Copy out each line exactly; pictures stay out of the copy.

Material to process
begin
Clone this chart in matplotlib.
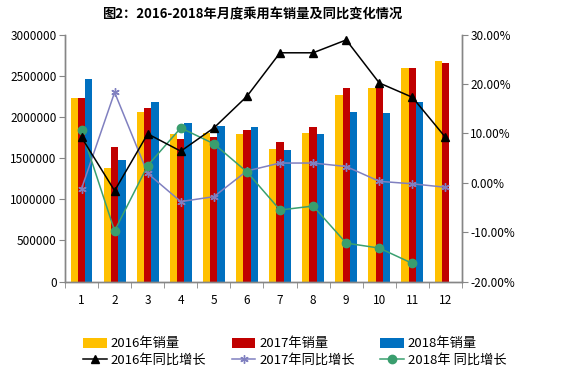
"""
Monthly passenger car sales 2016-2018 with YoY growth (bars + lines, twin axes).
"""

import numpy as np
import matplotlib
matplotlib.use("Agg")
import matplotlib.pyplot as plt
from matplotlib.ticker import FuncFormatter

# ─────────────────────────────────────────
# DATA
# ─────────────────────────────────────────
months = [str(m) for m in range(1, 13)]

sales_2016 = [2233000, 1376000, 2059000, 1792000, 1801000, 1792000,
              1607000, 1801000, 2266000, 2347000, 2590000, 2682000]
sales_2017 = [2233000, 1635000, 2104000, 1728000, 1752000, 1841000,
              1692000, 1881000, 2347000, 2359000, 2590000, 2658000]
sales_2018 = [2464000, 1481000, 2181000, 1922000, 1893000, 1881000,
              1594000, 1789000, 2063000, 2047000, 2181000, np.nan]

yoy_2016 = [9.2, -1.6, 9.9, 6.4, 11.1, 17.5, 26.3, 26.3, 28.9, 20.2, 17.3, 9.2]
yoy_2017 = [-1.2, 18.3, 1.9, -3.8, -2.8, 2.4, 4.0, 4.0, 3.3, 0.3, -0.2, -0.9]
yoy_2018 = [10.6, -9.7, 3.5, 11.1, 7.9, 2.2, -5.5, -4.7, -12.2, -13.2, -16.3, np.nan]

bar_labels = ["2016年销量", "2017年销量", "2018年销量"]
line_labels = ["2016年同比增长", "2017年同比增长", "2018年 同比增长"]
title = "图2：2016-2018年月度乘用车销量及同比变化情况"

# ─────────────────────────────────────────
# STYLE
# ─────────────────────────────────────────
plt.rcParams["font.family"] = ["Noto Sans CJK SC", "DejaVu Sans"]
YELLOW, RED, BLUE = "#FFC000", "#C00000", "#0070C0"
AXIS_GRAY = "#868686"

fig = plt.figure(figsize=(5.67, 3.73), dpi=100)
ax = fig.add_axes([0.1146, 0.2448, 0.7002, 0.6627])
ax2 = ax.twinx()

x = np.arange(len(months))
w = 0.22
for off, vals, col, lab in zip([-w, 0, w],
                               [sales_2016, sales_2017, sales_2018],
                               [YELLOW, RED, BLUE], bar_labels):
    ax.bar(x + off, vals, width=w, color=col, label=lab, zorder=2)

ax.set_xlim(-0.5, 11.5)
ax.set_ylim(0, 3000000)
ax.set_yticks(np.arange(0, 3000001, 500000))
ax.yaxis.set_major_formatter(FuncFormatter(lambda v, p: f"{int(v)}"))
ax.set_xticks(x)
ax.set_xticklabels(months)
ax.set_xticks(np.arange(-0.5, 12, 1), minor=True)
ax.tick_params(axis="x", which="major", length=0, pad=9, labelsize=8.5)
ax.tick_params(axis="x", which="minor", length=4, color=AXIS_GRAY)
ax.tick_params(axis="y", length=4, color=AXIS_GRAY, labelsize=8.5, pad=2)

l1, = ax2.plot(x, yoy_2016, color="black", lw=1.1, marker="^", ms=6,
               label=line_labels[0], zorder=4)
l2, = ax2.plot(x, yoy_2017, color="#8080C0", lw=1.1, marker=(6, 2, 0), ms=6,
               mew=1, label=line_labels[1], zorder=3)
l3, = ax2.plot(x, yoy_2018, color="#3AA070", lw=1.1, marker="o", ms=6,
               mfc="#3A9E6E", mec="#3A9E6E", label=line_labels[2], zorder=3)

ax2.set_ylim(-20, 30)
ax2.set_yticks(np.arange(-20, 31, 10))
ax2.yaxis.set_major_formatter(FuncFormatter(lambda v, p: f"{v:.2f}%"))
ax2.tick_params(axis="y", length=4, color=AXIS_GRAY, labelsize=8.5, pad=2)

for a in (ax, ax2):
    a.spines["top"].set_visible(False)
    for s in ("left", "right", "bottom"):
        a.spines[s].set_color(AXIS_GRAY)
        a.spines[s].set_linewidth(1)

fig.text(0.444, 0.962, title, ha="center", va="center",
         fontsize=9.5, fontweight="bold")

bars = ax.get_legend_handles_labels()[0]
handles = [bars[0], l1, bars[1], l2, bars[2], l3]
labels = [bar_labels[0], line_labels[0], bar_labels[1], line_labels[1],
          bar_labels[2], line_labels[2]]
fig.legend(handles, labels, ncol=3, loc="center", bbox_to_anchor=(0.52, 0.056),
           frameon=False, fontsize=9.5, handlelength=1.8, handleheight=0.8,
           columnspacing=1.9, labelspacing=0.25, handletextpad=0.3,
           borderaxespad=0)

plt.savefig("out.png", dpi=100)
plt.close()
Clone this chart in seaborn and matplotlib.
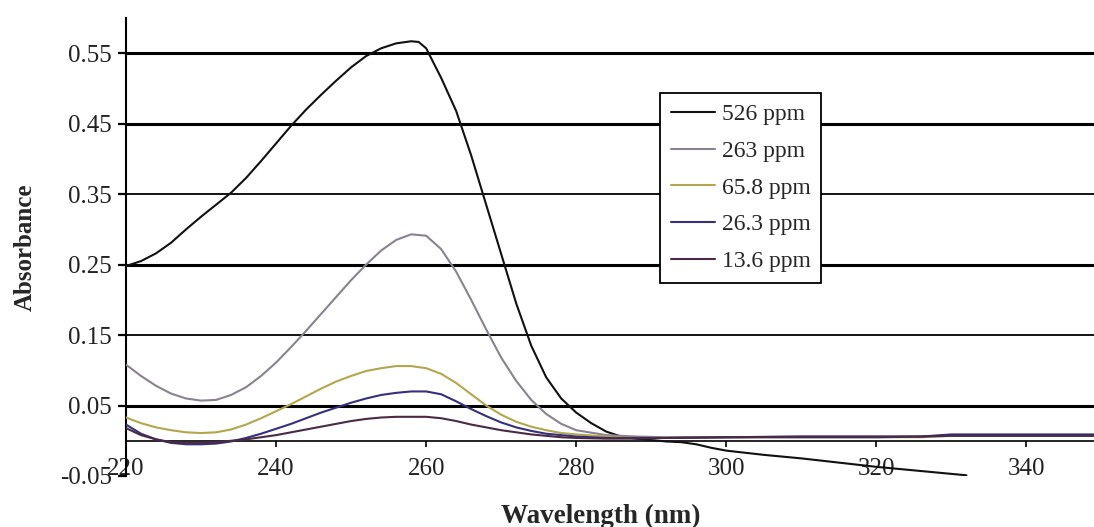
end
The answer
Clone this chart in matplotlib.
"""
Monthly passenger car sales 2016-2018 with YoY growth (bars + lines, twin axes).
"""

import numpy as np
import matplotlib
matplotlib.use("Agg")
import matplotlib.pyplot as plt
from matplotlib.ticker import FuncFormatter

# ─────────────────────────────────────────
# DATA
# ─────────────────────────────────────────
months = [str(m) for m in range(1, 13)]

sales_2016 = [2233000, 1376000, 2059000, 1792000, 1801000, 1792000,
              1607000, 1801000, 2266000, 2347000, 2590000, 2682000]
sales_2017 = [2233000, 1635000, 2104000, 1728000, 1752000, 1841000,
              1692000, 1881000, 2347000, 2359000, 2590000, 2658000]
sales_2018 = [2464000, 1481000, 2181000, 1922000, 1893000, 1881000,
              1594000, 1789000, 2063000, 2047000, 2181000, np.nan]

yoy_2016 = [9.2, -1.6, 9.9, 6.4, 11.1, 17.5, 26.3, 26.3, 28.9, 20.2, 17.3, 9.2]
yoy_2017 = [-1.2, 18.3, 1.9, -3.8, -2.8, 2.4, 4.0, 4.0, 3.3, 0.3, -0.2, -0.9]
yoy_2018 = [10.6, -9.7, 3.5, 11.1, 7.9, 2.2, -5.5, -4.7, -12.2, -13.2, -16.3, np.nan]

bar_labels = ["2016年销量", "2017年销量", "2018年销量"]
line_labels = ["2016年同比增长", "2017年同比增长", "2018年 同比增长"]
title = "图2：2016-2018年月度乘用车销量及同比变化情况"

# ─────────────────────────────────────────
# STYLE
# ─────────────────────────────────────────
plt.rcParams["font.family"] = ["Noto Sans CJK SC", "DejaVu Sans"]
YELLOW, RED, BLUE = "#FFC000", "#C00000", "#0070C0"
AXIS_GRAY = "#868686"

fig = plt.figure(figsize=(5.67, 3.73), dpi=100)
ax = fig.add_axes([0.1146, 0.2448, 0.7002, 0.6627])
ax2 = ax.twinx()

x = np.arange(len(months))
w = 0.22
for off, vals, col, lab in zip([-w, 0, w],
                               [sales_2016, sales_2017, sales_2018],
                               [YELLOW, RED, BLUE], bar_labels):
    ax.bar(x + off, vals, width=w, color=col, label=lab, zorder=2)

ax.set_xlim(-0.5, 11.5)
ax.set_ylim(0, 3000000)
ax.set_yticks(np.arange(0, 3000001, 500000))
ax.yaxis.set_major_formatter(FuncFormatter(lambda v, p: f"{int(v)}"))
ax.set_xticks(x)
ax.set_xticklabels(months)
ax.set_xticks(np.arange(-0.5, 12, 1), minor=True)
ax.tick_params(axis="x", which="major", length=0, pad=9, labelsize=8.5)
ax.tick_params(axis="x", which="minor", length=4, color=AXIS_GRAY)
ax.tick_params(axis="y", length=4, color=AXIS_GRAY, labelsize=8.5, pad=2)

l1, = ax2.plot(x, yoy_2016, color="black", lw=1.1, marker="^", ms=6,
               label=line_labels[0], zorder=4)
l2, = ax2.plot(x, yoy_2017, color="#8080C0", lw=1.1, marker=(6, 2, 0), ms=6,
               mew=1, label=line_labels[1], zorder=3)
l3, = ax2.plot(x, yoy_2018, color="#3AA070", lw=1.1, marker="o", ms=6,
               mfc="#3A9E6E", mec="#3A9E6E", label=line_labels[2], zorder=3)

ax2.set_ylim(-20, 30)
ax2.set_yticks(np.arange(-20, 31, 10))
ax2.yaxis.set_major_formatter(FuncFormatter(lambda v, p: f"{v:.2f}%"))
ax2.tick_params(axis="y", length=4, color=AXIS_GRAY, labelsize=8.5, pad=2)

for a in (ax, ax2):
    a.spines["top"].set_visible(False)
    for s in ("left", "right", "bottom"):
        a.spines[s].set_color(AXIS_GRAY)
        a.spines[s].set_linewidth(1)

fig.text(0.444, 0.962, title, ha="center", va="center",
         fontsize=9.5, fontweight="bold")

bars = ax.get_legend_handles_labels()[0]
handles = [bars[0], l1, bars[1], l2, bars[2], l3]
labels = [bar_labels[0], line_labels[0], bar_labels[1], line_labels[1],
          bar_labels[2], line_labels[2]]
fig.legend(handles, labels, ncol=3, loc="center", bbox_to_anchor=(0.52, 0.056),
           frameon=False, fontsize=9.5, handlelength=1.8, handleheight=0.8,
           columnspacing=1.9, labelspacing=0.25, handletextpad=0.3,
           borderaxespad=0)

plt.savefig("out.png", dpi=100)
plt.close()
Clone this chart in seaborn and matplotlib.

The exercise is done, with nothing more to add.